### [WHAT THE TASK ASKS]
Give back exactly the lines from the beginning of the listing below to the line holding "const kpiValues = [286104, 278616, 3];", both ends included; the pictures stay out.

### [RECORDED INFORMATION]
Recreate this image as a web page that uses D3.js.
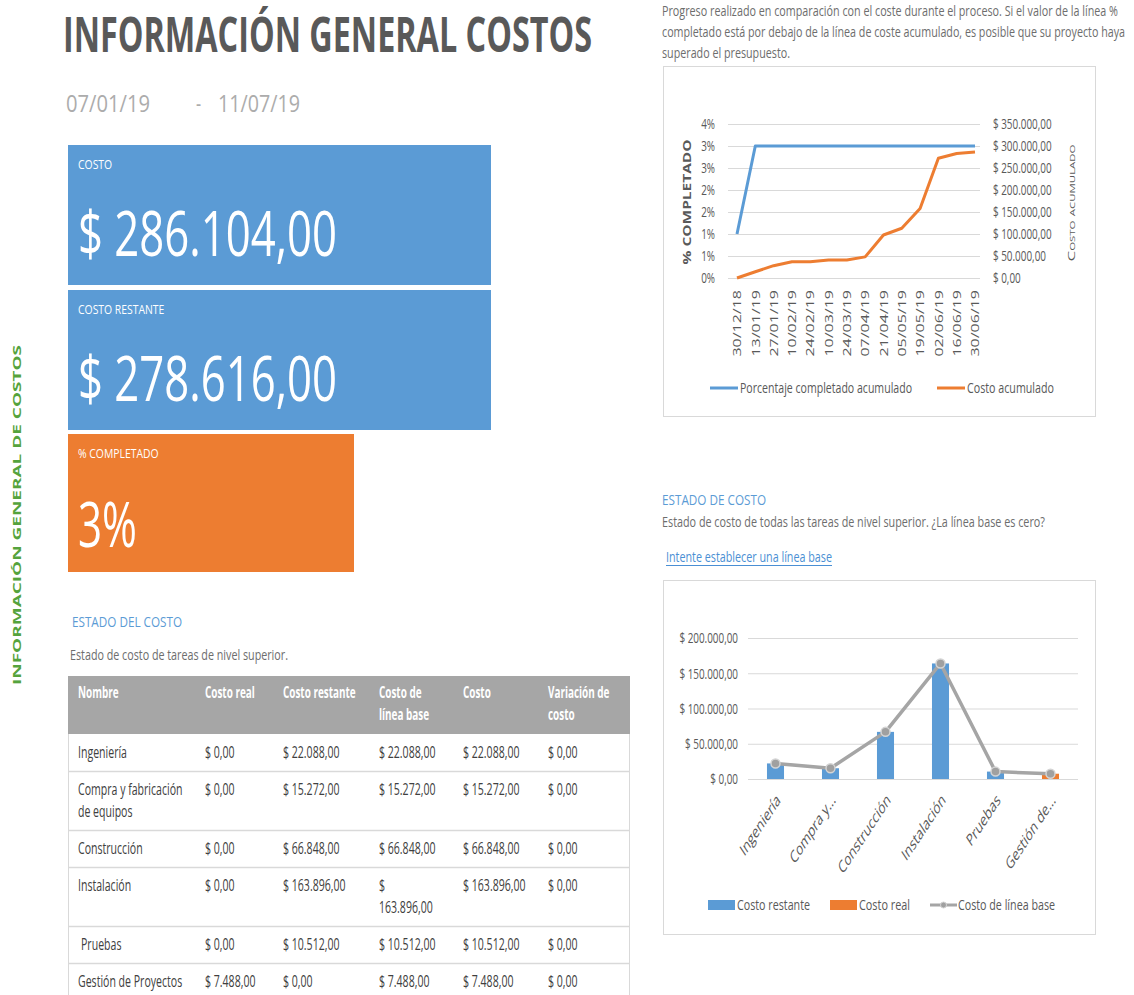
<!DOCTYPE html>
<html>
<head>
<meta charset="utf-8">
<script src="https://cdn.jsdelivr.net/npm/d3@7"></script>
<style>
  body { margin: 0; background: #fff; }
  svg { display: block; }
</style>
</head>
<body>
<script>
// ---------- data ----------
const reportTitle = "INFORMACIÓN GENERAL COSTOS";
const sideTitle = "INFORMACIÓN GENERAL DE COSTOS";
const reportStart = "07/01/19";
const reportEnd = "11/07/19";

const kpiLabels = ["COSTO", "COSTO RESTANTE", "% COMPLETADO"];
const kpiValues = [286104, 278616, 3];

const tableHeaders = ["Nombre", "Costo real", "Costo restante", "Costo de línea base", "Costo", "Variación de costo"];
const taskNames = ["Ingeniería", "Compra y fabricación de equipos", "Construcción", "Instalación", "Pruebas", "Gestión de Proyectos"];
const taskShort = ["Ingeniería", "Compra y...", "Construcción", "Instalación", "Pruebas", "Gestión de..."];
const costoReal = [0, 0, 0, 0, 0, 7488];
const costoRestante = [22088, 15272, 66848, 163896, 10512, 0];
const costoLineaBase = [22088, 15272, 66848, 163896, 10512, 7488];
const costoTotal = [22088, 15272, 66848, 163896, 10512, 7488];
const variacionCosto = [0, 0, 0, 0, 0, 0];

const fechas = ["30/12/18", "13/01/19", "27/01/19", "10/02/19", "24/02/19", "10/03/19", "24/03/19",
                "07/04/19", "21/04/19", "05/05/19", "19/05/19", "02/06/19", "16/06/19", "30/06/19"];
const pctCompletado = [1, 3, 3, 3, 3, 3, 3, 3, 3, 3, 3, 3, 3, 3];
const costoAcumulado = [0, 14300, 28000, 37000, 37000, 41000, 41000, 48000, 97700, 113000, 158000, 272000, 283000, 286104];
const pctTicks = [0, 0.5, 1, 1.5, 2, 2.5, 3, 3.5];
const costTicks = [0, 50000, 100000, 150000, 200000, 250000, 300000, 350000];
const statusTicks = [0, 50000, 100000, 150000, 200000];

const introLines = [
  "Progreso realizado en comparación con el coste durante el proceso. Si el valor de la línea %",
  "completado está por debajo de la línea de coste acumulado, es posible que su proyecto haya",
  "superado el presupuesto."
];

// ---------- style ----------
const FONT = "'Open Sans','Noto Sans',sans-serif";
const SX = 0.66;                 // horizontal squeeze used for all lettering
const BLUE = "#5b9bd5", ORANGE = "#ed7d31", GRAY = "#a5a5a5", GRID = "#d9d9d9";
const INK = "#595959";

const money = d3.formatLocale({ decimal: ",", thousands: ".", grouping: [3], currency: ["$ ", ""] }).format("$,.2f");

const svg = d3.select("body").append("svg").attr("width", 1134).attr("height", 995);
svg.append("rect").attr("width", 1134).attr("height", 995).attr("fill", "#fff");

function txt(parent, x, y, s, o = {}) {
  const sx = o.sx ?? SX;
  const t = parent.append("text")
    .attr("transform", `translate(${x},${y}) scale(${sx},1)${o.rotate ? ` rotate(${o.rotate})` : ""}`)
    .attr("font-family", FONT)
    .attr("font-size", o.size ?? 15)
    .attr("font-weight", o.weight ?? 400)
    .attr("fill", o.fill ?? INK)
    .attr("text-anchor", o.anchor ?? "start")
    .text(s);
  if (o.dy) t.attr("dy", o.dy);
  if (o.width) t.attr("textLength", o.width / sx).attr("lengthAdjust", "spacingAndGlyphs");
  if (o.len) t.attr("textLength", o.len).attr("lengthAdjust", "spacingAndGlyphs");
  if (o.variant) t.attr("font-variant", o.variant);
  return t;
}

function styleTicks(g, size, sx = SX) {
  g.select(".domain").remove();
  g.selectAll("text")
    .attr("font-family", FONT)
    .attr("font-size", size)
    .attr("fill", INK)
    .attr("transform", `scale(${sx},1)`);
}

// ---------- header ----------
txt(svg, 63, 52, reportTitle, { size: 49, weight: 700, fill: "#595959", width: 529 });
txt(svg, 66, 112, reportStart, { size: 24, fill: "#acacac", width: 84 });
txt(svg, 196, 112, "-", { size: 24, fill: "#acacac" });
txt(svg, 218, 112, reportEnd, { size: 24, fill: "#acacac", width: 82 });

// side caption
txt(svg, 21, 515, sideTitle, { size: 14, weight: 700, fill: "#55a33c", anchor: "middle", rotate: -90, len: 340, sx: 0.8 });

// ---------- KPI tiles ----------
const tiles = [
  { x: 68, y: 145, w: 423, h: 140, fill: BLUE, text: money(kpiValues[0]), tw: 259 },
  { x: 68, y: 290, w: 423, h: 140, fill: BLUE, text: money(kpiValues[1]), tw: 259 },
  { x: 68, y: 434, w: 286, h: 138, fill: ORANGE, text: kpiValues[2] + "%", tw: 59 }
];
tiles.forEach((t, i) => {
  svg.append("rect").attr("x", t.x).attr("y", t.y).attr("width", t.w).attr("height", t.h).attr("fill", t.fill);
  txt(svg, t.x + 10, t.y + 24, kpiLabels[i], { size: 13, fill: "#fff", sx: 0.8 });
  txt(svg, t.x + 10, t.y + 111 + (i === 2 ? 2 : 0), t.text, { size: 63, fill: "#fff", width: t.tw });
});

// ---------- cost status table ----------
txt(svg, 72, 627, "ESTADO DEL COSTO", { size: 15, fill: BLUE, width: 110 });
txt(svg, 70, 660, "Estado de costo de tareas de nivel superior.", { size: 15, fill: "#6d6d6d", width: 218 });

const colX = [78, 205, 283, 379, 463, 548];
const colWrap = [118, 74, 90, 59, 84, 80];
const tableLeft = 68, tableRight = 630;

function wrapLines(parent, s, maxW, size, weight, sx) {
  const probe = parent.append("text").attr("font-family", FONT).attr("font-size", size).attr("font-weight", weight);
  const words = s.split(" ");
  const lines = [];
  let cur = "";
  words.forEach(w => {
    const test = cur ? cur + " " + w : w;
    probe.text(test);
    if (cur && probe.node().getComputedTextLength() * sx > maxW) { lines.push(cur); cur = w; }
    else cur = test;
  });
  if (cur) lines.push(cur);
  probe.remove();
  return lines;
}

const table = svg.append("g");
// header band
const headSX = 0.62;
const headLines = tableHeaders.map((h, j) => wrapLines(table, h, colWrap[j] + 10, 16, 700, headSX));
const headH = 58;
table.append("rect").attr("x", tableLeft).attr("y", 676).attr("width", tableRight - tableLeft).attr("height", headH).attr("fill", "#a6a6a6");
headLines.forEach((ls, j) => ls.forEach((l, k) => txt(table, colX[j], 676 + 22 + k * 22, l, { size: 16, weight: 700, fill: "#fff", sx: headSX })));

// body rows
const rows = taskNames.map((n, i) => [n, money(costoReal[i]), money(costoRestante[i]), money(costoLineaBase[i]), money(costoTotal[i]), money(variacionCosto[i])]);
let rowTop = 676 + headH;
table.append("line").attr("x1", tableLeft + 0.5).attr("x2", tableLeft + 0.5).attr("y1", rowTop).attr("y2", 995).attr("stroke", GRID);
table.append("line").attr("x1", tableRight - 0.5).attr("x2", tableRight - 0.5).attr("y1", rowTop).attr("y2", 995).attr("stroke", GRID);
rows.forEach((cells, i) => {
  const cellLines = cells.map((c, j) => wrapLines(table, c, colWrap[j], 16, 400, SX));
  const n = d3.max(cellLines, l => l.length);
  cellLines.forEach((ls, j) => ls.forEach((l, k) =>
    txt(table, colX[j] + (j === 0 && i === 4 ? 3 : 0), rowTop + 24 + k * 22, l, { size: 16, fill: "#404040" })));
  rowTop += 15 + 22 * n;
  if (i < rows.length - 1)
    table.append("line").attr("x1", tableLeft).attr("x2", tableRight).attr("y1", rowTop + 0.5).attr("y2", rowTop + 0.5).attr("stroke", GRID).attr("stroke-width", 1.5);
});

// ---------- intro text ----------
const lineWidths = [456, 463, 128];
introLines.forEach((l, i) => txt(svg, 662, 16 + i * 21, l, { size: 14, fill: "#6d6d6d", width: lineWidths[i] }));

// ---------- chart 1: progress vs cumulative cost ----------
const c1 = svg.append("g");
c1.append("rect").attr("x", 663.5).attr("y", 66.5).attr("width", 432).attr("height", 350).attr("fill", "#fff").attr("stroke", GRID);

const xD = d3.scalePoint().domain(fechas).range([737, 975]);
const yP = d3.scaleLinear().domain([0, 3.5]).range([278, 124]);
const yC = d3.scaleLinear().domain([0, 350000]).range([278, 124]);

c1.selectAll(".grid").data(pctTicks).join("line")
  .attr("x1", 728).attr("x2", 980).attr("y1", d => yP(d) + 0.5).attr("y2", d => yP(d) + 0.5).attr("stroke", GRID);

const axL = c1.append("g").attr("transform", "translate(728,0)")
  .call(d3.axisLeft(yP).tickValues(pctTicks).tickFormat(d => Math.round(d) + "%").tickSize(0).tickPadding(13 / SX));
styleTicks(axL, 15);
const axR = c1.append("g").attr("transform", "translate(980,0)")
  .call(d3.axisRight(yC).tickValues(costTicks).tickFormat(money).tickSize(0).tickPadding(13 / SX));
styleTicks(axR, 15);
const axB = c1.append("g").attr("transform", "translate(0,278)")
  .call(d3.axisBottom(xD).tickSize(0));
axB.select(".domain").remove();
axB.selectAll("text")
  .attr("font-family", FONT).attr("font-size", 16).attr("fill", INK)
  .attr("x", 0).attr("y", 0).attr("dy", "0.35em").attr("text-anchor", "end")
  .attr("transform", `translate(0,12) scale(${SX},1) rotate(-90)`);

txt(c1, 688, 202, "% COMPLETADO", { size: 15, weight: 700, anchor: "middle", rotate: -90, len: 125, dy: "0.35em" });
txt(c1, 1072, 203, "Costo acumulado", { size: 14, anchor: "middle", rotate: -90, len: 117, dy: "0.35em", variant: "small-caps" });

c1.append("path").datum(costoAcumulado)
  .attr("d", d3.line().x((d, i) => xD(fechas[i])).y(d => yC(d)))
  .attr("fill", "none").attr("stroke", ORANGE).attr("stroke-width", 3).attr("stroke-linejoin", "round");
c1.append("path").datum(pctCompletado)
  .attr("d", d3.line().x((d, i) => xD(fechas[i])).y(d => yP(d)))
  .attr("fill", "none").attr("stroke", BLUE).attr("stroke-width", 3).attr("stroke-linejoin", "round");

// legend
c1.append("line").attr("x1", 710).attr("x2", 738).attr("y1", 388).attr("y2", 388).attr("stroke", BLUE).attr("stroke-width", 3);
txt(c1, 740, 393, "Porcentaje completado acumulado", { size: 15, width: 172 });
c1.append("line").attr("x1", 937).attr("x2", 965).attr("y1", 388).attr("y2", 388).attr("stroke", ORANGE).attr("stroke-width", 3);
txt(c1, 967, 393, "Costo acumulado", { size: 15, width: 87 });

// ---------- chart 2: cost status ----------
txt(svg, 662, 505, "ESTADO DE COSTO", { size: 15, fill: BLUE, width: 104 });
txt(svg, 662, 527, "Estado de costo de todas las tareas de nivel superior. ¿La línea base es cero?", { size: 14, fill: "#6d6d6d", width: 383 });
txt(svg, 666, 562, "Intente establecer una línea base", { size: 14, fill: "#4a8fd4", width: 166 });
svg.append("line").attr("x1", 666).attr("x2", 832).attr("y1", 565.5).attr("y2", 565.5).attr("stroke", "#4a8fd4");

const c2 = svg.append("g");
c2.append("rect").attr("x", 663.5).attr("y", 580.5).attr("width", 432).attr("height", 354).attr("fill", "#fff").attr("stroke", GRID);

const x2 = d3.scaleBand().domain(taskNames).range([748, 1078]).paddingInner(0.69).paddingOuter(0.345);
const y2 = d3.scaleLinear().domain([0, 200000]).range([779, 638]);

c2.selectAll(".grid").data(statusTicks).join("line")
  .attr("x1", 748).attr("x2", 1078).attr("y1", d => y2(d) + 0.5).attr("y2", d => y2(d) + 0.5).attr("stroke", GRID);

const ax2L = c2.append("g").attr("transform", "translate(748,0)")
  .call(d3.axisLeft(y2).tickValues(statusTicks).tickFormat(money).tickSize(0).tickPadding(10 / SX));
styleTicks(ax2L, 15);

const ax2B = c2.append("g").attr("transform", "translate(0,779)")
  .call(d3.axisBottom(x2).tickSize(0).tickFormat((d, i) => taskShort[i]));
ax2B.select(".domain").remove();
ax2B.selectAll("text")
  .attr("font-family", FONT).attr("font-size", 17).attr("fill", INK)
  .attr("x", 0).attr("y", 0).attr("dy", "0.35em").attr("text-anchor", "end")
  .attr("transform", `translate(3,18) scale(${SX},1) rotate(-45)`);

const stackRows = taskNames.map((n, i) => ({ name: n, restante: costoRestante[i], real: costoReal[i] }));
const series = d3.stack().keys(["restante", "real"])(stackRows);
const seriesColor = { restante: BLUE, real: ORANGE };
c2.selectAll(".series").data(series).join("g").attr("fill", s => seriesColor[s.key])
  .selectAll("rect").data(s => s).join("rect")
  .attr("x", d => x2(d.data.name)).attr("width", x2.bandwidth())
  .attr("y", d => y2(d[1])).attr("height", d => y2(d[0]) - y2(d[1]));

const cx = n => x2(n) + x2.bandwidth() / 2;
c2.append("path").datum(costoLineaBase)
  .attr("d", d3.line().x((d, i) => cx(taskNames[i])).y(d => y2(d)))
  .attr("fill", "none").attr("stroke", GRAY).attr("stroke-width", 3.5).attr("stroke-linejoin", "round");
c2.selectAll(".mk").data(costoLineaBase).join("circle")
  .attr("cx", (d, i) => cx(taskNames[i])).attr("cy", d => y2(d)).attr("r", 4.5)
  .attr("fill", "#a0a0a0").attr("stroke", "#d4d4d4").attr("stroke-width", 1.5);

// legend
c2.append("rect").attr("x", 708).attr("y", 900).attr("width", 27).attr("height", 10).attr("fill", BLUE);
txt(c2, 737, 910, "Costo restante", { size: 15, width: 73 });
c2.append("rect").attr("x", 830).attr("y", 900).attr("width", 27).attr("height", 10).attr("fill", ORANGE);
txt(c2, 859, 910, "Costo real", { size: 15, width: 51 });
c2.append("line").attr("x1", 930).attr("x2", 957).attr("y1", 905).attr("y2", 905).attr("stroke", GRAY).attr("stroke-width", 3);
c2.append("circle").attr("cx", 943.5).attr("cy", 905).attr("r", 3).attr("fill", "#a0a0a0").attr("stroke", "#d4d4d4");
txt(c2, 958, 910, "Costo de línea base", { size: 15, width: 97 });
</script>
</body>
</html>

### [RESULT]
Recreate this image as a web page that uses D3.js.
<!DOCTYPE html>
<html>
<head>
<meta charset="utf-8">
<script src="https://cdn.jsdelivr.net/npm/d3@7"></script>
<style>
  body { margin: 0; background: #fff; }
  svg { display: block; }
</style>
</head>
<body>
<script>
// ---------- data ----------
const reportTitle = "INFORMACIÓN GENERAL COSTOS";
const sideTitle = "INFORMACIÓN GENERAL DE COSTOS";
const reportStart = "07/01/19";
const reportEnd = "11/07/19";

const kpiLabels = ["COSTO", "COSTO RESTANTE", "% COMPLETADO"];
const kpiValues = [286104, 278616, 3];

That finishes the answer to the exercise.